Another Christmas tradition in Palma is visiting the Nativity scenes, called belenes or ‘Bethlehems’.  These appear in churches and in banks, in bars and in shops. There used to be a particularly good one in a pharmacy in the big Avenue that encircles the old city of Palma. These scenes occupy a whole room and do not restrict themselves to the holy family with the shepherds and the Three Kings arriving in the distance. There are also scenes of Mallorcan life in the villages and in the fields. All the trades and occupations of Mallorca are included. There are often moving figures. The cobbler is hammering the sole of a shoe and the baker is kneading dough. There are sheep, goats and cows in the fields and a fishing boat unloading the catch in the port. The windmills are raising the rainwater from the wells to irrigate the fields. They are marvellous scenes and whole families come to look at them. The children rush around excitedly with their less active grandparents in tow. After seeing half a dozen of the belenes and walking through the streets where all the trees are lit with lights, is time to stop at a bar and have a drink of hot chocolate with some churros to dunk in it.

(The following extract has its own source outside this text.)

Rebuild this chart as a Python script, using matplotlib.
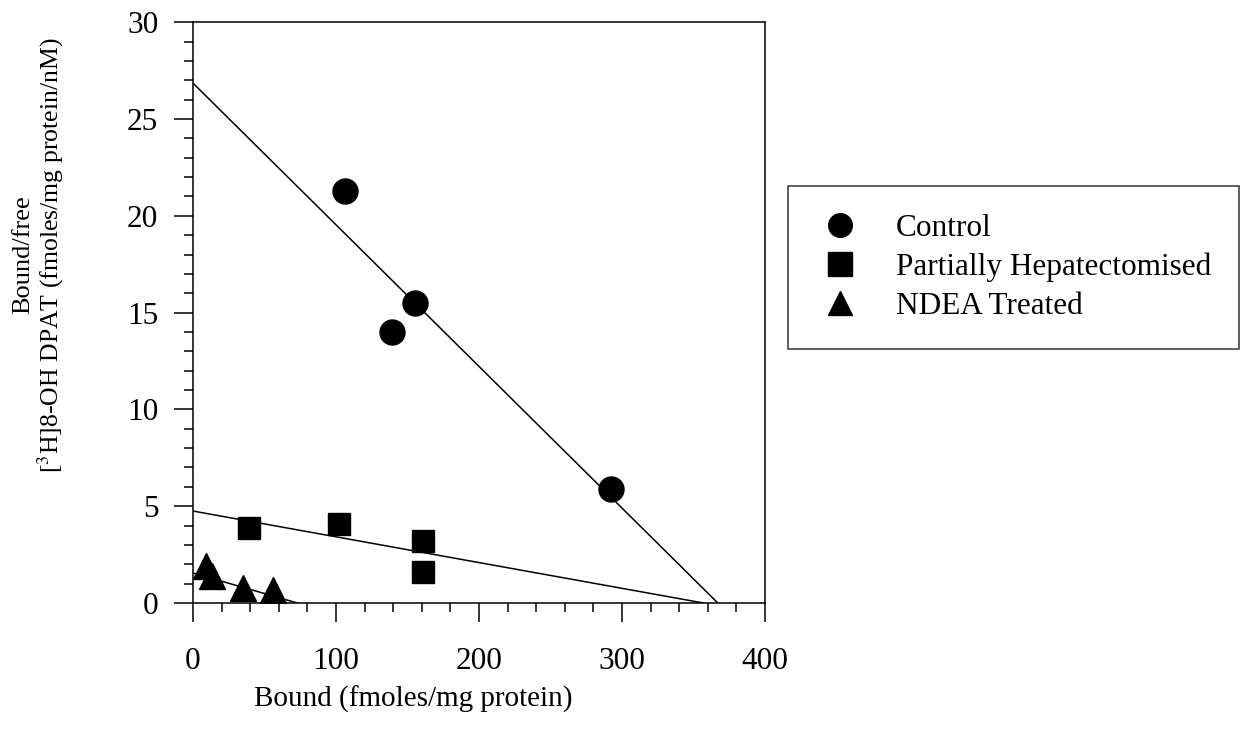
import matplotlib
matplotlib.use("Agg")
import matplotlib.pyplot as plt
from matplotlib.ticker import MultipleLocator

plt.rcParams['font.family'] = ['Liberation Serif', 'DejaVu Serif']
plt.rcParams['mathtext.fontset'] = 'stix'

# Scatchard data: bound (fmoles/mg protein) vs bound/free
control_x = [106, 139, 155, 292]
control_y = [21.3, 14.0, 15.5, 5.9]

ph_x = [39, 102, 161, 161]
ph_y = [3.9, 4.1, 3.2, 1.6]

ndea_x = [9, 13, 35, 56]
ndea_y = [1.9, 1.4, 0.8, 0.65]

# Fitted lines: (y-intercept, x-intercept)
control_fit = (26.85, 367)
ph_fit = (4.75, 357)
ndea_fit = (1.55, 73)

fig = plt.figure(figsize=(12.47, 7.39), dpi=100)
ax = fig.add_axes([0.1548, 0.184, 0.4587, 0.786])

for (b0, xint) in (control_fit, ph_fit, ndea_fit):
    ax.plot([0, xint], [b0, 0], color='black', lw=1.1, zorder=2)

ax.plot(control_x, control_y, 'o', color='black', ms=18, ls='none', label='Control', zorder=3)
ax.plot(ph_x, ph_y, 's', color='black', ms=15.5, ls='none', label='Partially Hepatectomised', zorder=3)
ax.plot(ndea_x, ndea_y, '^', color='black', ms=19, ls='none', label='NDEA Treated', zorder=3)

ax.set_xlim(0, 400)
ax.set_ylim(0, 30)
ax.xaxis.set_major_locator(MultipleLocator(100))
ax.xaxis.set_minor_locator(MultipleLocator(20))
ax.yaxis.set_major_locator(MultipleLocator(5))
ax.yaxis.set_minor_locator(MultipleLocator(1))
ax.tick_params(which='major', direction='out', length=14, width=1.1, labelsize=22.5)
ax.tick_params(which='minor', direction='out', length=6.5, width=1.1)
ax.tick_params(axis='x', which='major', pad=18)
ax.tick_params(axis='y', which='major', pad=11)
for s in ax.spines.values():
    s.set_linewidth(1.1)

fig.text(0.331, 0.054, 'Bound (fmoles/mg protein)', ha='center', va='center', fontsize=21)
fig.text(0.019, 0.655, 'Bound/free', ha='center', va='center', rotation=90, fontsize=19)
fig.text(0.041, 0.655, r'[$^{3}$H]8-OH DPAT (fmoles/mg protein/nM)', ha='center', va='center',
         rotation=90, fontsize=18.5)

leg = fig.legend(loc='upper left', bbox_to_anchor=(0.632, 0.748), fontsize=22.5, frameon=True,
                 fancybox=False, edgecolor='black', borderpad=0.9, handletextpad=1.05,
                 labelspacing=0.3, handlelength=1.5, borderaxespad=0)
leg.get_frame().set_linewidth(1.1)
for h in leg.legend_handles:
    h.set_markersize(17)

fig.savefig('out.png', dpi=100)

A week after Christmas comes New Year’s Eve, with the champagne and the grapes. Let me explain the grapes. Just before midnight each person prepares a plate with 12 grapes. Then when the old clock in the Puerta del Sol in Madrid strikes midnight, and everyone is watching it on television, we eat one grape for each of the 12 strokes of the clock. This is not easy. Beginners to the custom start spluttering with a mouth full of grapes after just six or seven strokes. Over the years you become more skilful and finish the last grape on the twelfth stroke. I have seen some of the older members of the family quietly pick out the smallest grapes at about half past eleven and hide them on a saucer ready for midnight, though when confronted, they always zealously deny this.

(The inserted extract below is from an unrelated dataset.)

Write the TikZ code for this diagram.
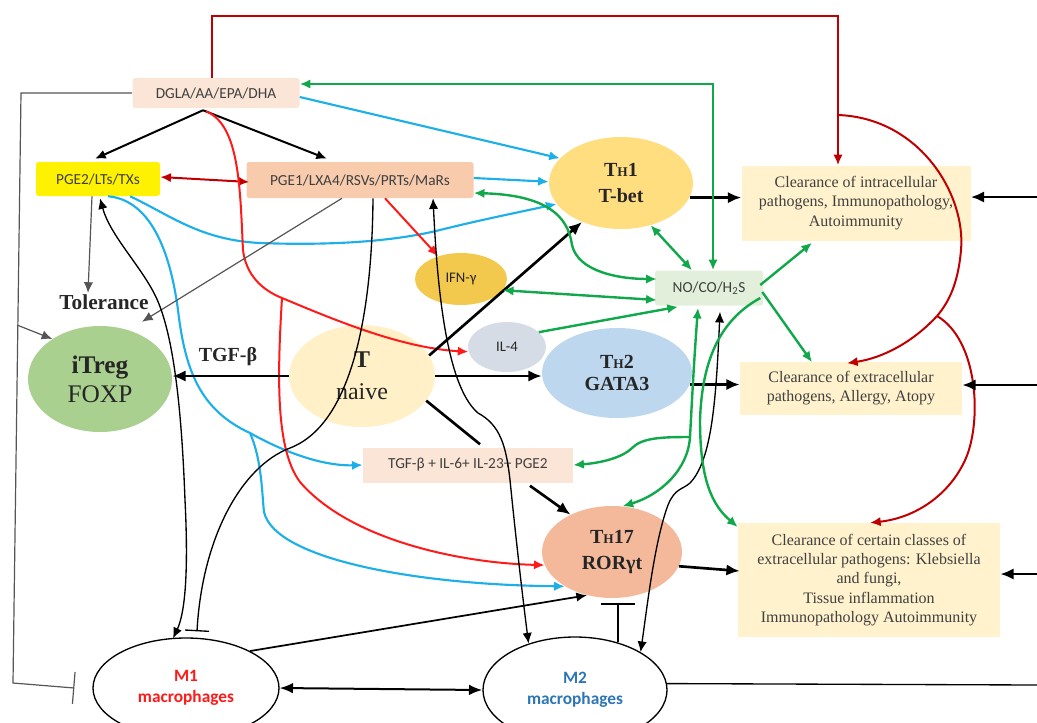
\documentclass[tikz,border=0pt]{standalone}
\usepackage{fontspec}
\setmainfont{Liberation Serif}
\setsansfont{Carlito}
\usetikzlibrary{arrows.meta,shapes.geometric,calc}
\definecolor{cpeach}{HTML}{FBE5D6}
\definecolor{csalmon}{HTML}{F8CBAD}
\definecolor{cgold}{HTML}{FFDE80}
\definecolor{cifn}{HTML}{F2C94C}
\definecolor{cno}{HTML}{E2EFDA}
\definecolor{citreg}{HTML}{A9D08E}
\definecolor{ctnaive}{HTML}{FFF0C8}
\definecolor{cil}{HTML}{D6DCE5}
\definecolor{cth2}{HTML}{BDD7EE}
\definecolor{cth17}{HTML}{F4B99B}
\definecolor{ccream}{HTML}{FFF2CC}
\definecolor{ctext}{HTML}{404040}
\definecolor{cdark}{HTML}{262626}
\definecolor{cblue}{HTML}{1DB0E8}
\definecolor{cgreen}{HTML}{10A84A}
\definecolor{cred}{HTML}{FF1A1A}
\definecolor{cdred}{HTML}{C00000}
\definecolor{cmtwo}{HTML}{2E75B6}
\definecolor{cgray}{HTML}{555555}
\tikzset{
 sz/.style args={#1/#2}{minimum width=#1*0.75pt, minimum height=#2*0.75pt},
 sbox/.style={rectangle, rounded corners=2pt, inner sep=0pt, font=\sffamily\fontsize{11.5}{13}\selectfont, text=ctext},
 cbox/.style={rectangle, inner sep=0pt, fill=ccream, align=center, font=\fontsize{12}{14.5}\selectfont, text=ctext},
 cell/.style={ellipse, inner sep=0pt, align=center, text=cdark},
 mac/.style={ellipse, draw=black, line width=1pt, fill=white, inner sep=0pt, align=center, font=\sffamily\bfseries\fontsize{13}{16}\selectfont},
 ahead/.style={-{Latex[length=8pt,width=7pt]}},
 dblhead/.style={{Latex[length=8pt,width=7pt]}-{Latex[length=8pt,width=7pt]}},
 kthick/.style={draw=black, line width=2pt, -{Latex[length=10pt,width=8.5pt]}},
 kmid/.style={draw=black, line width=1.5pt},
 kthin/.style={draw=black, line width=1pt},
 gline/.style={draw=cgray, line width=0.9pt},
 bl/.style={draw=cblue, line width=1.6pt},
 gr/.style={draw=cgreen, line width=1.8pt},
 rd/.style={draw=cred, line width=1.5pt},
 dr/.style={draw=cdred, line width=1.5pt},
}
\begin{document}
\begin{tikzpicture}[x=0.75pt,y=-0.75pt]
\useasboundingbox (0,0) rectangle (1037,722);
\clip (0,0) rectangle (1037,722);
% nodes
\node[sbox, fill=cpeach, sz=167/30] (dgla) at (216,93) {DGLA/AA/EPA/DHA};
\node[sbox, fill=yellow, sz=124/34] (pgetwo) at (98,179) {PGE2/LTs/TXs};
\node[sbox, fill=csalmon, sz=227/36] (pgeone) at (360,180) {PGE1/LXA4/RSVs/PRTs/MaRs};
\node[cell, fill=cgold, sz=144/92, font=\bfseries\fontsize{15}{19}\selectfont] (th1) at (621,183) {T{\fontsize{10}{12}\selectfont H}1\\T-bet};
\node[cbox, sz=229/75] (clearone) at (856,203) {Clearance of intracellular\\pathogens, Immunopathology,\\Autoimmunity};
\node[cell, fill=cifn, sz=92/52, font=\sffamily\fontsize{11}{13}\selectfont] (ifn) at (461,279) {IFN-γ};
\node[sbox, fill=cno, sz=108/35] (no) at (709,288) {NO/CO/H\textsubscript{2}S};
\node[font=\bfseries\fontsize{16}{18}\selectfont, text=cdark, inner sep=1pt] (tol) at (104,302) {Tolerance};
\node[cell, fill=citreg, sz=144/106, font=\fontsize{19}{22}\selectfont] (itreg) at (100,379) {\textbf{iTreg}\\FOXP};
\node[font=\bfseries\fontsize{15}{18}\selectfont, text=cdark, inner sep=1pt] (tgflab) at (228,357) {TGF-β};
\node[cell, fill=ctnaive, sz=146/102, font=\fontsize{18}{24}\selectfont] (tnaive) at (362,376) {\textbf{T}\\naive};
\node[cell, fill=cil, sz=78/50, font=\sffamily\fontsize{11}{13}\selectfont] (ilfour) at (507,347) {IL-4};
\node[cell, fill=cth2, sz=150/90, font=\bfseries\fontsize{15}{17}\selectfont] (th2) at (617,373) {T{\fontsize{10}{12}\selectfont H}2\\GATA3};
\node[cbox, sz=222/53] (cleartwo) at (851,388) {Clearance of extracellular\\pathogens, Allergy, Atopy};
\node[sbox, fill=cpeach, rounded corners=0pt, sz=210/35] (tgfbox) at (468,465) {TGF-β + IL-6+ IL-23+ PGE2};
\node[cell, fill=cth17, sz=140/92, font=\bfseries\fontsize{15}{19}\selectfont] (th17) at (612,552) {T{\fontsize{10}{12}\selectfont H}17\\RORγt};
\node[cbox, sz=262/114] (clearthree) at (869,580) {Clearance of certain classes of\\extracellular pathogens: Klebsiella\\and fungi,\\Tissue inflammation\\Immunopathology Autoimmunity};
\node[mac, sz=186/100, text=cred] (mone) at (186,688) {M1\\macrophages};
\node[mac, sz=184/106, text=cmtwo] (mtwo) at (575,690) {M2\\macrophages};
% coordinates
\coordinate (e1) at (1037,197);
\coordinate (e2) at (1037,385);
\coordinate (e3) at (1037,574);
\coordinate (e4) at (1037,685);
\coordinate (ra) at (838,115);
\coordinate (rb) at (937,316);
\coordinate (bb) at (250,433);
\coordinate (rdb) at (282,298);
\coordinate (gb) at (690,437);
\coordinate (gl) at (17,325);
% dark red
\draw[dr, ahead] ($(dgla.north)+(-4,0)$) -- ++(0,-62) -| ($(clearone.north)+(-18,0)$);
\draw[dr] (ra) .. controls (920,118) and (966,195) .. (961,250) .. controls (958,285) and (948,303) .. (rb);
\draw[dr, ahead] (rb) .. controls (912,343) and (882,358) .. ($(cleartwo.north)+(-4,2)$);
\draw[dr, ahead] (rb) .. controls (978,340) and (982,420) .. (966,458) .. controls (950,495) and (915,518) .. ($(clearthree.north)+(1,0)$);
% gray
\draw[gline, -{Bar[width=24pt]}] (dgla.west) -- (21,93) -- (13,683) -- ($(mone.west)+(-18,0)$);
\draw[gline, ahead] (gl) -- (itreg.140);
% black from DGLA
\draw[kmid, ahead] ($(dgla.south)+(-13,2)$) -- ($(pgetwo.north)+(-3,-3)$);
\draw[kmid, ahead] ($(dgla.south)+(-13,2)$) -- ($(pgeone.north)+(-33,-3)$);
% dark red double
\draw[dr, dblhead] ($(pgetwo.east)+(0,-2)$) -- ($(pgeone.west)+(3,2)$);
% blue
\draw[bl, ahead] ($(dgla.east)+(0,4)$) -- (th1.158);
\draw[bl, ahead] ($(pgeone.east)+(0,-2)$) -- (th1.179);
\draw[bl, ahead] ($(pgetwo.south)+(32,0)$) .. controls (170,215) and (200,240) .. (260,243) .. controls (340,246) and (400,240) .. (440,230) .. controls (480,220) and (520,212) .. (th1.198);
\draw[bl, ahead] ($(pgetwo.south)+(10,0)$) .. controls (150,200) and (170,250) .. (178,310) .. controls (185,370) and (200,410) .. (bb) .. controls (295,458) and (330,466) .. (tgfbox.west);
\draw[bl, ahead] (bb) .. controls (262,460) and (262,495) .. (264,512) .. controls (275,560) and (420,585) .. (th17.216);
% red
\draw[rd, ahead] ($(dgla.south)+(-10,3)$) .. controls (240,125) and (240,190) .. (243,250) .. controls (246,275) and (262,290) .. (rdb) .. controls (330,318) and (400,348) .. (ilfour.187);
\draw[rd, ahead] (rdb) .. controls (277,380) and (276,450) .. (300,482) .. controls (350,540) and (460,563) .. (th17.191);
\draw[rd, ahead] ($(pgeone.south)+(25,0)$) -- (ifn.135);
% black thin curves
\draw[kthin, dblhead] ($(pgeone.south)+(73,0)$) .. controls (437,280) and (445,385) .. (478,413) .. controls (500,425) and (506,445) .. (510,480) .. controls (516,540) and (523,600) .. (mtwo.135);
\draw[gline, ahead] ($(pgeone.south)+(-18,0)$) -- ($(itreg.north)+(42,-4)$);
\draw[kthin, -{Bar[width=18pt]}] ($(pgeone.south)+(13,0)$) .. controls (372,320) and (350,425) .. (290,448) .. controls (240,467) and (202,540) .. ($(mone.north)+(11,-6)$);
\draw[kthin, dblhead] ($(pgetwo.south)+(2,2)$) .. controls (110,235) and (140,265) .. (155,295) .. controls (175,335) and (182,420) .. (185,500) .. controls (189,580) and (184,615) .. ($(mone.north)+(-13,1)$);
\draw[gline, ahead] ($(pgetwo.south)+(-6,0)$) -- ($(tol.north)+(-16,0)$);
% thick black
\draw[kthick] (tnaive.west) -- (tnaive.west -| itreg.east);
\draw[kthick] (tnaive.17) -- (th1.225);
\draw[kthick] (tnaive.east) -- (tnaive.east -| th2.west);
\draw[kthick, -] (tnaive.-21) -- ($(tgfbox.north)+(12,-3)$);
\draw[kthick] ($(tgfbox.south)+(62,3)$) -- (th17.138);
\draw[kthick] (th1.-12) -- (th1.-12 -| clearone.west);
\draw[kthick] (th2.-9) -- (th2.-9 -| cleartwo.west);
\draw[kthick] (th17.-12) -- ($(clearthree.west)+(2,-9)$);
\draw[kthick] (e1) -- (e1 -| clearone.east);
\draw[kthick] (e2) -- (e2 -| cleartwo.east);
\draw[kthick] (e3) -- (e3 -| clearthree.east);
% macrophages
\draw[kthin] (mtwo.4) -- (e4);
\draw[draw=black, line width=1.5pt, {Latex[length=10pt,width=8pt]}-{Latex[length=10pt,width=8pt]}] (mone.east) -- (mtwo.west);
\draw[kthin, line width=1.3pt, ahead] (mone.30) -- (th17.240);
\draw[kthin, -{Bar[width=26pt]}] (mtwo.48) -- ++(0,-39);
\draw[kthin, dblhead] ($(no.south)+(11,6)$) .. controls (716,400) and (712,460) .. (690,483) .. controls (682,490) and (675,488) .. (668,505) .. controls (655,540) and (648,600) .. (mtwo.30);
% green
\draw[gr, dblhead] ($(dgla.east)+(0,-9)$) -| ($(no.north)+(4,0)$);
\draw[gr, dblhead] ($(pgeone.east)+(0,13)$) .. controls (545,195) and (568,215) .. (572,245) .. controls (578,272) and (620,279) .. ($(no.west)+(2,-9)$);
\draw[gr, dblhead] (th1.-55) -- ($(no.north)+(-17,0)$);
\draw[gr, dblhead] (ifn.-15) -- ($(no.west)+(2,12)$);
\draw[gr, ahead] (ilfour.25) -- ($(no.south)+(-31,1)$);
\draw[gr, ahead] ($(no.east)+(-3,-3)$) -- ($(clearone.south)+(-44,2)$);
\draw[gr, ahead] ($(no.east)+(-1,4)$) -- ($(cleartwo.north)+(-39,1)$);
\draw[gr, dblhead] ($(no.south)+(-11,2)$) .. controls (694,360) and (692,400) .. (gb) .. controls (688,470) and (660,495) .. (th17.77);
\draw[gr, ahead] (gb) .. controls (660,437) and (642,438) .. (632,448) .. controls (622,458) and (600,463) .. (tgfbox.east);
\draw[gr, ahead] ($(no.east)+(-3,10)$) .. controls (720,320) and (702,360) .. (700,420) .. controls (700,480) and (712,505) .. ($(clearthree.west)+(0,-53)$);
\end{tikzpicture}
\end{document}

Then, on the night of 5 January comes the third feast, Reyes, the feast of the Three Kings. In every city and town in the country, however humble, the Three Kings, dressed in all their oriental splendour parade in a long procession with their retinue of attendants, page boys and groups of dancers and musicians. The children watch the procession in the street and, before they go to bed, they put out some corn for the camels and a glass of brandy for the Kings because both need some sustenance after delivering presents to every house in the town during the night. In the morning the children open the presents which the Kings have left.

The next day is a holiday for the children to play with the toys and for the adults to recover from the long revelry of Christmas. Then on 7 January the children go back to school, and life in Palma becomes serious again.

This is our second year with Covid, as it is for everyone. In spite of this, enjoy your Christmas as much as you can!